For a while, Statz believed he was the only one remaining, because he could not see any of his comrades in the waves. He tried to keep from swallowing the oily water and found some consolation in the fact that air contained by his leather jacket helped keeping him afloat. He wondered how many of the men had obeyed the general advice not to take off clothes before jumping into the water.
He did not know how long he had been swimming, when he saw the stem of a warship heading straight towards him. It was the cruiser Dorsetshire and behind her the destroyer Maori followed. They stopped, evidently to rescue survivors: A race against time began, as it was impossible to predict how long they would stay for fear of German submarines.
It took quite some time for the German seamen to swim near the cruiser, where the British crew had prepared scrambling nets, ropes and lifebuoys. Walter Fudge was one of the seamen who tried to help the distressed in the water. The County-class cruisers had a good reputation for stability, but only at speed. When immobile, they rolled violently. Merely to remain standing on the deck was very difficult and of course it was even more difficult to help the survivors in the water.
Fudge had been at his battle station, so he had not seen anything of the Bismarck. He was not permitted to go out on deck until the Bismarck had already sunk. However, when he saw hundreds of men swimming towards the Dorsetshire, a thought crossed his mind. ‘It was only with the blessings of fate that it wasn’t me there in the water, swimming for my life. In that moment I couldn’t feel but pity for those men, and I can speak for the entire crew in saying we all felt the same. There was nothing of the usual ‘you-shouldn’t-have-messed-with-the-Royal-Navy’-attitude, only genuine compassion.’
Seventeen-year-old George Bell, who served as Captain Martin’s orderly, was of the same opinion. ‘To be perfectly honest, there should have been a feeling of bitterness after the sinking of the Hood,’ he recalled, ‘but as soon as the rescue was begun, this was all forgotten. We were simply saving shipwrecked sailors.’
Loops were tied at the lower end of the ropes and let down to the water to help the Germans. Some still had the strength to place the loop around their waist or feet, enabling the British to haul them on board. Others were exhausted by the swimming, their wounds and the cold water robbing them of energy. The reached the British cruiser in such dazed condition that they drowned, despite being able to touch the cruiser with numb fingers.

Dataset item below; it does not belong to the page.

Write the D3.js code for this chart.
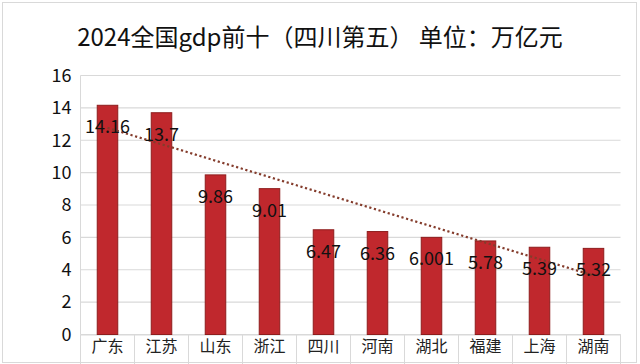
<!DOCTYPE html>
<html>
<head>
<meta charset="utf-8">
<script src="https://cdn.jsdelivr.net/npm/d3@7"></script>
<style>
  html, body { margin: 0; padding: 0; background: #fff; }
  text { font-family: "Noto Sans CJK SC", "Noto Sans", sans-serif; }
</style>
</head>
<body>
<div id="chart"></div>
<script>
// 数据
const provinces = ["广东", "江苏", "山东", "浙江", "四川", "河南", "湖北", "福建", "上海", "湖南"];
const gdp = [14.16, 13.7, 9.86, 9.01, 6.47, 6.36, 6.001, 5.78, 5.39, 5.32];
const yTicks = [0, 2, 4, 6, 8, 10, 12, 14, 16];
const title = "2024全国gdp前十（四川第五） 单位：万亿元";

const W = 640, H = 364;
const margin = {top: 75.5, right: 19.5, bottom: 29.5, left: 80.5};
const width = W - margin.left - margin.right,
  height = H - margin.top - margin.bottom;

const svg = d3.select("#chart").append("svg")
  .attr("width", W)
  .attr("height", H);

// 外框
svg.append("rect")
  .attr("x", 2.5).attr("y", 2.5)
  .attr("width", 634).attr("height", 360)
  .attr("fill", "none")
  .attr("stroke", "#d9d9d9");

svg.append("text")
  .attr("x", 320).attr("y", 46)
  .attr("text-anchor", "middle")
  .attr("font-size", "24px")
  .attr("fill", "#111")
  .text(title);

const g = svg.append("g")
  .attr("transform", "translate(" + margin.left + "," + margin.top + ")");

const x = d3.scaleBand().domain(provinces).range([0, width]);
const y = d3.scaleLinear().domain([0, 16]).range([height, 0]);

// 网格线
g.selectAll(".grid")
  .data(yTicks)
  .enter().append("line")
    .attr("x1", 0).attr("x2", width)
    .attr("y1", d => y(d)).attr("y2", d => y(d))
    .attr("stroke", "#d9d9d9")
    .attr("stroke-width", 1.2);

g.append("line")
  .attr("x1", 0).attr("x2", 0)
  .attr("y1", 0).attr("y2", height)
  .attr("stroke", "#d9d9d9");

// y 轴
const yAxis = g.append("g")
  .call(d3.axisLeft(y).tickValues(yTicks).tickSize(0).tickPadding(9));
yAxis.select(".domain").remove();
yAxis.selectAll("text")
  .attr("font-size", "18px")
  .attr("fill", "#111")
  .attr("font-family", "'Noto Sans CJK SC', sans-serif");

// x 轴分隔线
const edges = provinces.map(p => x(p)).concat([width]);
g.selectAll(".sep")
  .data(edges)
  .enter().append("line")
    .attr("x1", d => d).attr("x2", d => d)
    .attr("y1", height).attr("y2", height + 30)
    .attr("stroke", "#d9d9d9");

const xAxis = g.append("g")
  .attr("transform", "translate(0," + height + ")")
  .call(d3.axisBottom(x).tickSize(0).tickPadding(6));
xAxis.select(".domain").attr("stroke", "#d9d9d9");
xAxis.selectAll("text")
  .attr("font-size", "16px")
  .attr("fill", "#222")
  .attr("font-family", "'Noto Sans CJK SC', sans-serif");

// 柱子
const barW = x.bandwidth() * 0.38;
g.selectAll(".bar")
  .data(gdp)
  .enter().append("rect")
    .attr("x", (d, i) => x(provinces[i]) + (x.bandwidth() - barW) / 2)
    .attr("y", d => y(d))
    .attr("width", barW)
    .attr("height", d => height - y(d))
    .attr("fill", "#c0282d")
    .attr("stroke", "#8e1d1d")
    .attr("stroke-width", 1);

// 线性趋势线 (最小二乘)
const n = gdp.length;
const mx = d3.mean(gdp, (d, i) => i), my = d3.mean(gdp);
const slope = d3.sum(gdp, (d, i) => (i - mx) * (d - my)) / d3.sum(gdp, (d, i) => (i - mx) * (i - mx));
const trend = [0, n - 1].map(i => [x(provinces[i]) + x.bandwidth() / 2, y(my + slope * (i - mx))]);
g.append("path")
  .attr("d", d3.line()(trend))
  .attr("fill", "none")
  .attr("stroke", "#843c2c")
  .attr("stroke-width", 2.2)
  .attr("stroke-dasharray", "2.2,2.6");

// 数据标签
g.selectAll(".lbl")
  .data(gdp)
  .enter().append("text")
    .attr("x", (d, i) => x(provinces[i]) + x.bandwidth() / 2)
    .attr("y", d => y(d) + 28)
    .attr("text-anchor", "middle")
    .attr("font-size", "18px")
    .attr("fill", "#111")
    .text(d => String(d));
</script>
</body>
</html>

Müllenheim-Rechberg was among those who managed to reach the Dorsetshire. After several attempts, he grasped one of the ropes and put his foot into the loop. But he was so exhausted that he slid when he had reached the gunwale and fell back into the sea. By a stroke of fortune, he got hold of the same rope again and the same British seamen pulled him up once more. This time, Müllenheim-Rechberg did not try to get over the gunwale by himself. Rather he allowed himself to be dragged onto the deck. His immediate instinct was to assist the British seamen working to save the survivors, but he was quickly brought below deck.
Statz too was hauled on board. When he glanced at the water, he realized how many of his comrades had actually been swimming out there, not far from him. If Cardinal had not shot himself, he thought as a British seaman showed him where to go, he too would have been saved.

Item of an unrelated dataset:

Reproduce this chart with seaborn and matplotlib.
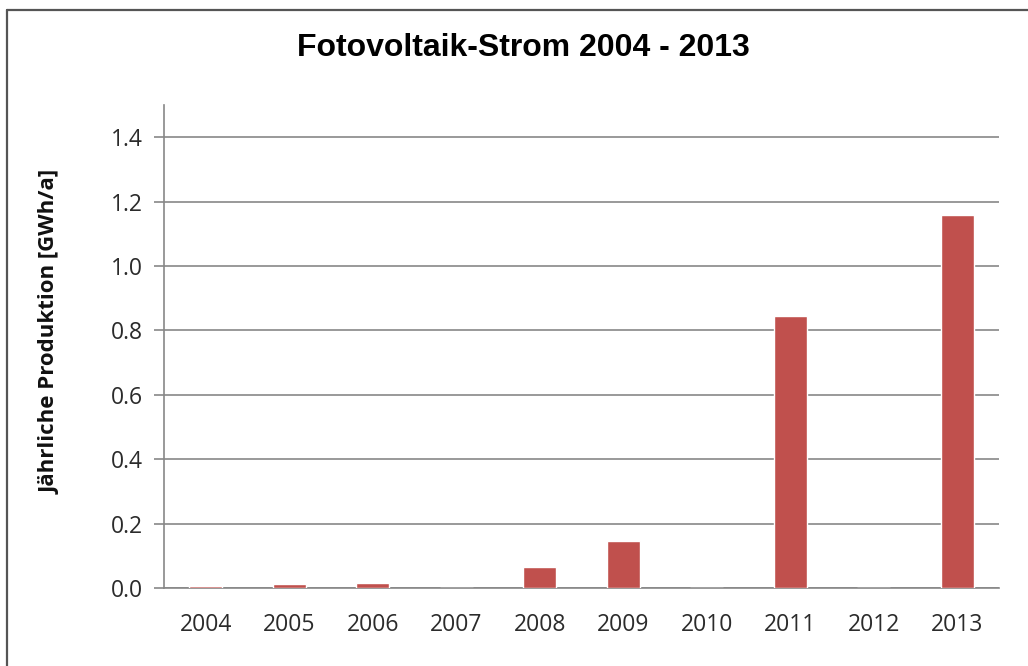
import matplotlib
matplotlib.use("Agg")
import matplotlib.pyplot as plt
from matplotlib.lines import Line2D
from matplotlib.ticker import FixedLocator
import seaborn as sns
import pandas as pd

# Annual photovoltaic production in GWh/a
years = ["2004", "2005", "2006", "2007", "2008", "2009", "2010", "2011", "2012", "2013"]
production = [0.005, 0.012, 0.017, 0.0, 0.065, 0.146, 0.0, 0.845, 0.0, 1.157]

title = "Fotovoltaik-Strom 2004 - 2013"
ylabel = "Jährliche Produktion [GWh/a]"

sns.set_theme(style="white")
plt.rcParams["font.family"] = ["Open Sans", "DejaVu Sans"]

df = pd.DataFrame({"Jahr": years, "Produktion": production})

fig = plt.figure(figsize=(10.28, 6.66), dpi=100)
ax = fig.add_axes([0.1595, 0.1171, 0.9718 - 0.1595, 0.8423 - 0.1171])

sns.barplot(data=df, x="Jahr", y="Produktion", color="#C0504D",
            saturation=1, width=0.4, ax=ax, zorder=3)

axis_grey = "#878787"
text_col = "#2b2b2b"
ax.set_xlim(-0.5, len(years) - 0.5)
ax.set_ylim(0, 1.5)
ax.yaxis.set_major_locator(FixedLocator([0, 0.2, 0.4, 0.6, 0.8, 1.0, 1.2, 1.4]))
ax.yaxis.set_major_formatter(plt.FuncFormatter(lambda v, p: f"{v:.1f}"))
ax.grid(axis="y", color=axis_grey, linewidth=1.2, zorder=0)
ax.set_axisbelow(True)

for side in ("top", "right"):
    ax.spines[side].set_visible(False)
for side in ("left", "bottom"):
    ax.spines[side].set_color(axis_grey)
    ax.spines[side].set_linewidth(1.2)

# category separators as minor ticks on the x axis
ax.xaxis.set_minor_locator(FixedLocator([i - 0.5 for i in range(len(years) + 1)]))
ax.tick_params(axis="x", which="major", length=0, pad=18, labelsize=16.5, labelcolor=text_col)
ax.tick_params(axis="x", which="minor", length=7, width=1.2, color=axis_grey, direction="out")
ax.tick_params(axis="y", which="major", left=True, length=7, width=1.2, color=axis_grey,
               direction="out", pad=8, labelsize=16.5, labelcolor=text_col)

ax.set_xlabel("")
ax.set_ylabel(ylabel, fontsize=16, fontweight="bold", color="#111111")
ax.yaxis.set_label_coords(-0.124, 0.53)

fig.text(0.509, 0.928, title, ha="center", va="center", fontsize=23, fontweight="bold",
         family=["Liberation Sans", "DejaVu Sans"], color="#000000")

# outer frame on the top and left edges
frame_col = "#555555"
fig.add_artist(Line2D([7 / 1028, 7 / 1028], [0, 1 - 9.5 / 666], transform=fig.transFigure,
                      color=frame_col, linewidth=1.6))
fig.add_artist(Line2D([7 / 1028, 1], [1 - 9.5 / 666, 1 - 9.5 / 666], transform=fig.transFigure,
                      color=frame_col, linewidth=1.6))

fig.savefig("out.png", dpi=100, facecolor="white")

Generotzky had made several attempts to get hold of the ropes hanging down from the Dorsetshire, but every time the ship rolled and his hands had to carry all his body weight, he lost the grip and fell back into the sea. In the tumult someone stepped on his head and pushed him down, below the surface of the sea. A surge threw him onto the hull of the Dorsetshire and his leg was injured by the impact.
Generotzky almost gave in, but when he saw that the British lowered further ropes abaft, he swam to them and grasped a rope with a loop. He managed to attach it and was pulled on board by two British seamen.

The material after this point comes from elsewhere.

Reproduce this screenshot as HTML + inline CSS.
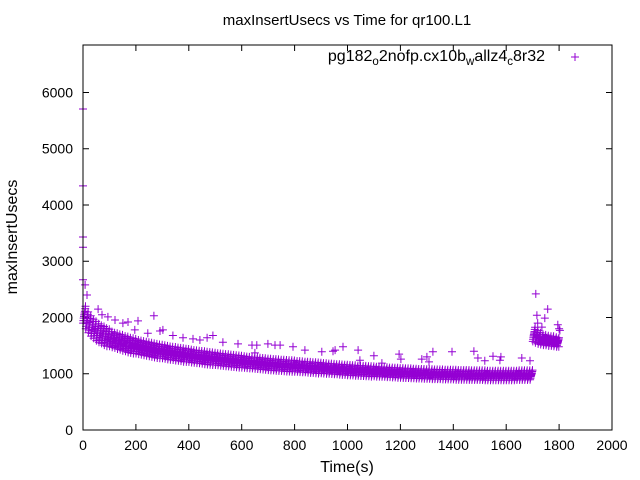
<!DOCTYPE html>
<html><head><meta charset="utf-8"><style>
body{margin:0;background:#fff}
svg{display:block;font-family:"Liberation Sans",sans-serif}
</style></head><body>
<svg id="chart" width="640" height="480" viewBox="0 0 640 480" xmlns="http://www.w3.org/2000/svg">
<rect width="640" height="480" fill="#fff"/>
<text x="347" y="25" font-size="15" text-anchor="middle">maxInsertUsecs vs Time for qr100.L1</text>
<g id="grid"></g>
<g id="marks"></g>
<rect x="83" y="45" width="529" height="385" fill="none" stroke="#000" stroke-width="1"/>
<text x="13" y="237" font-size="16" text-anchor="middle" dominant-baseline="middle" transform="rotate(-90 13 237)">maxInsertUsecs</text>
<text x="347" y="472" font-size="16" text-anchor="middle">Time(s)</text>
<g>
<text x="545" y="61" font-size="16" text-anchor="end">pg182<tspan font-size="11.5" dy="4">o</tspan><tspan dy="-4">2nofp.cx10b</tspan><tspan font-size="11.5" dy="4">w</tspan><tspan dy="-4">allz4</tspan><tspan font-size="11.5" dy="4">c</tspan><tspan dy="-4">8r32</tspan></text>
<path d="M571 57h8M575 53v8" stroke="#9400d3" stroke-width="1"/>
</g>
</svg>
<script>
const xTicks=[0,200,400,600,800,1000,1200,1400,1600,1800,2000];
const yTicks=[0,1000,2000,3000,4000,5000,6000];
// main band centre values at t=5,15,...,1695
const mainMid=[2050,1950,1880,1820,1780,1740,1710,1690,1660,1640,
1620,1600,1590,1570,1560,1540,1530,1510,1500,1490,
1480,1470,1460,1450,1440,1430,1420,1410,1400,1395,
1390,1380,1370,1365,1360,1350,1345,1340,1330,1325,
1320,1310,1305,1300,1295,1290,1280,1275,1270,1265,
1260,1255,1250,1245,1240,1235,1230,1225,1220,1215,
1210,1205,1200,1195,1195,1190,1185,1180,1175,1170,
1165,1160,1160,1155,1150,1150,1145,1140,1140,1135,
1130,1130,1125,1120,1120,1115,1110,1110,1105,1100,
1100,1095,1090,1090,1085,1080,1080,1075,1070,1070,
1065,1060,1060,1055,1055,1050,1050,1045,1045,1040,
1040,1035,1035,1030,1030,1025,1025,1020,1020,1015,
1015,1010,1010,1010,1005,1005,1000,1000,1000,995,
995,995,990,990,990,990,985,985,985,985,
985,980,980,980,980,980,975,975,975,975,
975,975,970,970,970,970,970,970,970,970,
970,970,970,970,975,975,975,975,975,980];
// band thickness (usecs) per 100 s segment
const mainSpread=[300,260,240,230,220,210,200,200,190,180,180,170,170,170,170,170,170];
const tailTimes=[1705,1715,1725,1735,1745,1755,1765,1775,1785,1795];
const tailMid=[1700,1660,1630,1610,1600,1590,1580,1580,1570,1560];
const tailSpread=[250,220,200,180,180,170,170,170,160,160];
const outT=[0,0,0,0,0,8,15,57,72,94,121,151,170,208,268,196,245,291,302,340,378,416,442,469,491,529,586,639,657,699,726,745,794,839,903,945,650,953,983,1040,1047,1100,1130,1195,1202,1281,1300,1308,1323,1395,1478,1493,1519,1550,1580,1576,1659,1690,1712,1757,1795,1803,1716,1746,1719,1735,1799,1800];
const outV=[5707,4340,3430,3250,2670,2580,2400,2150,2050,2010,1955,1900,1920,1940,2030,1780,1720,1760,1780,1680,1640,1620,1600,1640,1680,1560,1530,1510,1510,1530,1510,1510,1480,1420,1390,1400,1370,1420,1480,1420,1240,1320,1190,1350,1260,1260,1300,1210,1390,1390,1400,1280,1230,1310,1300,1240,1280,1230,2420,2150,1870,1770,2040,1990,1900,1830,1480,1800];

const X=t=>83+t*529/2000;
const Y=v=>430-v*385/6844;
const NS='http://www.w3.org/2000/svg';
const grid=document.getElementById('grid');
const marks=document.getElementById('marks');
xTicks.forEach(t=>{
  const l=document.createElementNS(NS,'path');
  l.setAttribute('d',`M${X(t)} 430v-6M${X(t)} 45v6`);
  l.setAttribute('stroke','#000');
  
  
  grid.appendChild(l);
  const tx=document.createElementNS(NS,'text');
  tx.setAttribute('x',X(t));tx.setAttribute('y',450);
  tx.setAttribute('font-size','14');tx.setAttribute('text-anchor','middle');
  tx.textContent=t;
  
  
  grid.appendChild(tx);
});
yTicks.forEach(v=>{
  const l=document.createElementNS(NS,'path');
  l.setAttribute('d',`M83 ${Y(v)}h6M612 ${Y(v)}h-6`);
  l.setAttribute('stroke','#000');
  
  
  grid.appendChild(l);
  const tx=document.createElementNS(NS,'text');
  tx.setAttribute('x',73);tx.setAttribute('y',Y(v)+5);
  tx.setAttribute('font-size','14');tx.setAttribute('text-anchor','end');
  tx.textContent=v;
  
  
  grid.appendChild(tx);
});
let d='';
function plus(t,v){const x=X(t),y=Y(v);d+=`M${(x-4).toFixed(1)} ${y.toFixed(1)}h8M${x.toFixed(1)} ${(y-4).toFixed(1)}v8`;}
const fr=[-0.5,-0.35,-0.2,-0.1,0,0.1,0.2,0.35,0.5];
mainMid.forEach((m,i)=>{
  const t=5+i*10, s=mainSpread[Math.min(16,Math.floor(t/100))];
  fr.forEach((f,j)=>plus(t-4.5+j*1.1,m+f*s));
});
tailMid.forEach((m,i)=>{
  const s=tailSpread[i];
  fr.forEach((f,j)=>plus(tailTimes[i]-4.5+j*1.1,m+f*s));
});
outT.forEach((t,i)=>plus(t,outV[i]));
const p=document.createElementNS(NS,'path');
p.setAttribute('d',d);p.setAttribute('stroke','#9400d3');p.setAttribute('stroke-width','1');p.setAttribute('fill','none');


marks.appendChild(p);
</script>
</body></html>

By then, about 80 German seamen had been hauled up on the Dorsetshire, among them Müllenheim-Rechberg, Junack, Schmidt, Blum, Statz and Generotzky, but hundreds still waited when the navigation officer on the Dorsetshire suddenly saw a small smoke puff emerge from the water about two nautical miles from the cruiser, on her starboard side. He immediately notified Captain Martin. After briefly considering the observation, it was agreed that the smoke probably came from a submarine. Although all the officers on the bridge were unanimous, it was Martin who had to take responsibility for the terrible decision. While the survivors near the hull of the British cruiser screamed loud enough to be heard on the bridge, and the officers around Martin watched their commander, he hesitated briefly. He weighed the risk of his ship being torpedoed against the knowledge that hundreds of seamen would drown. He had to give the highest priority to the security of his own ship. ‘We have no choice,’ he said to the officer on duty: ‘Full speed ahead.’
The engine-room telegraph rang, the ship began to vibrate and the Germans in the sea saw how the water began to bubble as the propellers began to revolve. Terrified they raised their arms to the seamen working at the gunwale, shouted and pleaded to the men who a few hours earlier had been their enemies not to abandon them. British seamen beneath the deck could hear dull thuds as the Germans struck the hull with their fists. When the Dorsetshire gained speed, some of the Germans clung to the ropes, until their frozen hands were no longer capable of maintaining the grip. A few more Germans, who already were on the nets or about to be pulled up in the ropes, were saved, one of them after a British seaman climbed down the side of the hull and helped the exhausted man over the gunwale. Almost all the rest were lost.
In the cabin he had been taken to, the exhausted Müllenheim-Rechberg was exchanging his soaked clothes for the British clothes he had received, when he felt the vibrations from machines picking up speed and realized what was about to happen. He understood that the ship was about to sail, but could not understand why, as so many men remained in the water. He was quite convinced that no submarines were in the area and he ought to have heard the air raid alarm if Luftwaffe units closed in. ‘I racked my brain,’ he recalled, ‘but the only thing that registered was horror that our men in the water, hundreds of them, before whose eyes the Dorsetshire was moving away, were being sentenced to death just when safety seemed within reach. My God, what a narrow escape I had.’
‘This dreadful situation,’ Walter Fudge said, ‘wasn’t any fault of ours; neither was it the Germans.’ It was the war!’